太平洋のサケの流域:失われたつながりを取り戻す

ここ数十年の間に、サケやその他の魚種に恩恵をもたらすためのダム撤去や緩和が広まりつつある。1912年以来、アメリカ全土で2,000基以上のダムが撤去されており、その大半は過去数十年間に行われたものである。ダム撤去のプロセスは、連邦政府機関、州政府機関、民間のダム所有者など、多数の利害関係者が関与する分散型の意思決定プロセスによって行われる。ダム撤去のなかには自発的なものもあるが、多くは連邦エネルギー規制委員会(FERC)が定めた法的手続きの結果である。
初期の撤去活動は、維持費がかかりすぎてもはや現代の安全基準に適合していない古いダム構造に焦点を当てたものだった。近年、ダム撤去の焦点は環境保護と生息地の回復に傾いている。アメリカでは、自然的、文化的、レクリエーション的価値のある河川を、自由な流れの状態で保護することを法律で定めた「ワイルド・アンド・シーニック・リバー法」(1968年)がある。
影響
ダムが撤去されたことにより、河川における土砂の流出が再開され、河川デルタの成長と木質デブリの侵入によって生息域が増加した。

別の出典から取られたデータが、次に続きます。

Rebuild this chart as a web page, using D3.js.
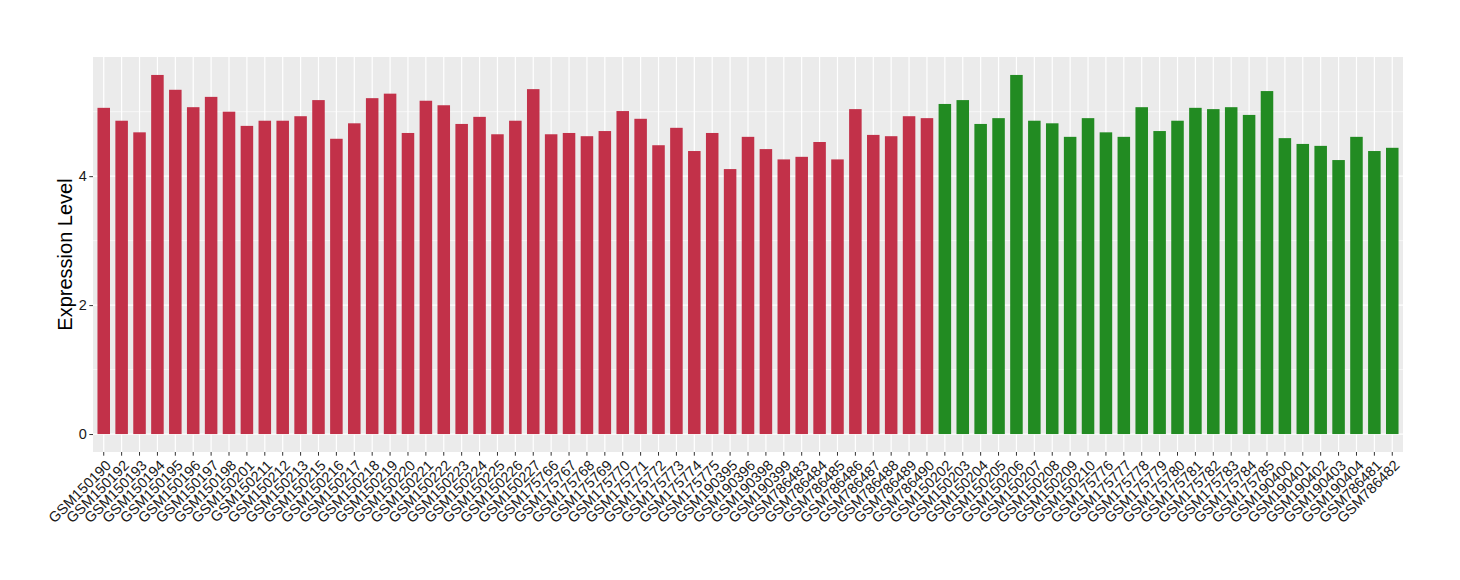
<!DOCTYPE html>
<html>
<head>
<meta charset="utf-8">
<script src="https://cdn.jsdelivr.net/npm/d3@7"></script>
<style>
  body { margin: 0; background: #fff; }
  text { font-family: "Liberation Sans", Arial, sans-serif; }
</style>
</head>
<body>
<div id="chart"></div>
<script>
// samples in the order shown, first group (red) then second group (green)
let redSamples = ["GSM150190", "GSM150192", "GSM150193", "GSM150194", "GSM150195", "GSM150196", "GSM150197",
  "GSM150198", "GSM150201", "GSM150211", "GSM150212", "GSM150213", "GSM150215", "GSM150216", "GSM150217",
  "GSM150218", "GSM150219", "GSM150220", "GSM150221", "GSM150222", "GSM150223", "GSM150224", "GSM150225",
  "GSM150226", "GSM150227", "GSM175766", "GSM175767", "GSM175768", "GSM175769", "GSM175770", "GSM175771",
  "GSM175772", "GSM175773", "GSM175774", "GSM175775", "GSM190395", "GSM190396", "GSM190398", "GSM190399",
  "GSM786483", "GSM786484", "GSM786485", "GSM786486", "GSM786487", "GSM786488", "GSM786489", "GSM786490"];

let redValues = [5.06, 4.86, 4.68, 5.57, 5.34, 5.07, 5.23, 5.00, 4.78, 4.86, 4.86, 4.93, 5.18, 4.58, 4.82,
  5.21, 5.28, 4.67, 5.17, 5.10, 4.81, 4.92, 4.65, 4.86, 5.35, 4.65, 4.67, 4.62, 4.70, 5.01, 4.89,
  4.48, 4.75, 4.39, 4.67, 4.11, 4.61, 4.42, 4.26, 4.30, 4.53, 4.26, 5.04, 4.64, 4.62, 4.93, 4.90];

let greenSamples = ["GSM150202", "GSM150203", "GSM150204", "GSM150205", "GSM150206", "GSM150207", "GSM150208",
  "GSM150209", "GSM150210", "GSM175776", "GSM175777", "GSM175778", "GSM175779", "GSM175780", "GSM175781",
  "GSM175782", "GSM175783", "GSM175784", "GSM175785", "GSM190400", "GSM190401", "GSM190402", "GSM190403",
  "GSM190404", "GSM786481", "GSM786482"];

let greenValues = [5.12, 5.18, 4.81, 4.90, 5.57, 4.86, 4.82, 4.61, 4.90, 4.68, 4.61, 5.07, 4.70, 4.86, 5.06,
  5.04, 5.07, 4.95, 5.32, 4.59, 4.50, 4.47, 4.25, 4.61, 4.39, 4.44];

let yTicks = [0, 2, 4];

let w = 1460,
    h = 580;

let margin = {
  top: 57,
  bottom: 128,
  left: 93,
  right: 57
};

let redColor = "#C23149",
    greenColor = "#228B22";

let data = redSamples.map((s, i) => ({ sample: s, value: redValues[i], color: redColor }))
  .concat(greenSamples.map((s, i) => ({ sample: s, value: greenValues[i], color: greenColor })));

let svg = d3.select("#chart")
            .append("svg")
            .attr("width", w)
            .attr("height", h);

let pw = w - margin.left - margin.right,
    ph = h - margin.top - margin.bottom;

let g = svg.append("g")
           .attr("transform", `translate(${margin.left}, ${margin.top})`);

// ggplot-like expansion: 0.6 band on each side of discrete axis
let n = data.length;
let step = pw / (n - 1 + 1.2);
let x = d3.scaleBand()
          .domain(data.map(d => d.sample))
          .range([step * 0.1, pw - step * 0.1])
          .paddingInner(0.3)
          .paddingOuter(0.15);

let maxV = d3.max(data, d => d.value);
let y = d3.scaleLinear()
          .domain([-maxV * 0.05, maxV * 1.05])
          .range([ph, 0]);

// panel background
g.append("rect")
  .attr("width", pw)
  .attr("height", ph)
  .attr("fill", "#EBEBEB");

// minor horizontal grid
g.selectAll(".minor")
  .data([1, 3, 5])
  .enter()
  .append("line")
  .attr("x1", 0)
  .attr("x2", pw)
  .attr("y1", d => y(d))
  .attr("y2", d => y(d))
  .attr("stroke", "#fff")
  .attr("stroke-width", 0.6);

// major horizontal grid
g.selectAll(".major")
  .data(yTicks)
  .enter()
  .append("line")
  .attr("x1", 0)
  .attr("x2", pw)
  .attr("y1", d => y(d))
  .attr("y2", d => y(d))
  .attr("stroke", "#fff")
  .attr("stroke-width", 1.2);

// vertical grid at each sample
g.selectAll(".vgrid")
  .data(data)
  .enter()
  .append("line")
  .attr("x1", d => x(d.sample) + x.bandwidth() / 2)
  .attr("x2", d => x(d.sample) + x.bandwidth() / 2)
  .attr("y1", 0)
  .attr("y2", ph)
  .attr("stroke", "#fff")
  .attr("stroke-width", 1.2);

// bars
g.selectAll(".bar")
  .data(data)
  .enter()
  .append("rect")
  .attr("class", "bar")
  .attr("x", d => x(d.sample))
  .attr("width", x.bandwidth())
  .attr("y", d => y(d.value))
  .attr("height", d => y(0) - y(d.value))
  .attr("fill", d => d.color);

// y axis
let yAxis = g.append("g")
  .call(d3.axisLeft(y).tickValues(yTicks).tickFormat(d3.format("d")).tickSize(3.7).tickPadding(2.5));
yAxis.select(".domain").remove();
yAxis.selectAll(".tick line").attr("stroke", "#333").attr("stroke-width", 1);
yAxis.selectAll(".tick text")
  .attr("fill", "#1a1a1a")
  .style("font-size", "14.5px");

// x axis
let xAxis = g.append("g")
  .attr("transform", `translate(0, ${ph})`)
  .call(d3.axisBottom(x).tickSize(3.7).tickPadding(0));
xAxis.select(".domain").remove();
xAxis.selectAll(".tick line").attr("stroke", "#333").attr("stroke-width", 1);
xAxis.selectAll(".tick text")
  .attr("fill", "#1a1a1a")
  .style("font-size", "14.5px")
  .attr("text-anchor", "end")
  .attr("y", 0)
  .attr("dy", "0.71em")
  .attr("transform", "translate(1, 7) rotate(-45)");

// y title
svg.append("text")
  .attr("transform", `translate(72, ${margin.top + ph / 2}) rotate(-90)`)
  .attr("text-anchor", "middle")
  .style("font-size", "20px")
  .attr("fill", "#000")
  .text("Expression Level");
</script>
</body>
</html>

河川システムに対する土砂と自然の岩屑の供給が増加したことで、河道の形態は以前の複雑さを取り戻し、河川の編組、砂州の成長、淵の充満が増加した。これらの河川の上流の生息地と海の景観が再びつながったことで、多くの河川では、遡上するサケの種類(チヌーク、ギンザケ、シロザケ、ベニザケ、カラフトマス)や遡上するマス(スチールヘッドやブルートラウトなど)の数が増加している。
ワシントン州のエルワ川で2010年代初頭に実施されたある事例では、科学者たちはすでに記録的な数のチヌークサーモンの遡上を観測しており、他の種についても高い遡上が予想されている(Law & Moore, 2020)。年間約3万尾のチヌークサーモンとギンザケ、27万尾のカラフトマスが遡上すると予想されている。サケの遡上は、最終的には地元や地域の漁業を支えることになる。エルワ川は、源流域にサケの生息地が保護されていながら、海景とのつながりが断たれている多くの沿岸流域のひとつである。エルワ・プロジェクトに見られるように、ダムを撤去して河川の流況を回復すれば、保護された源流域とサケなどの回遊魚が依存する海景を効果的につなぐことができる。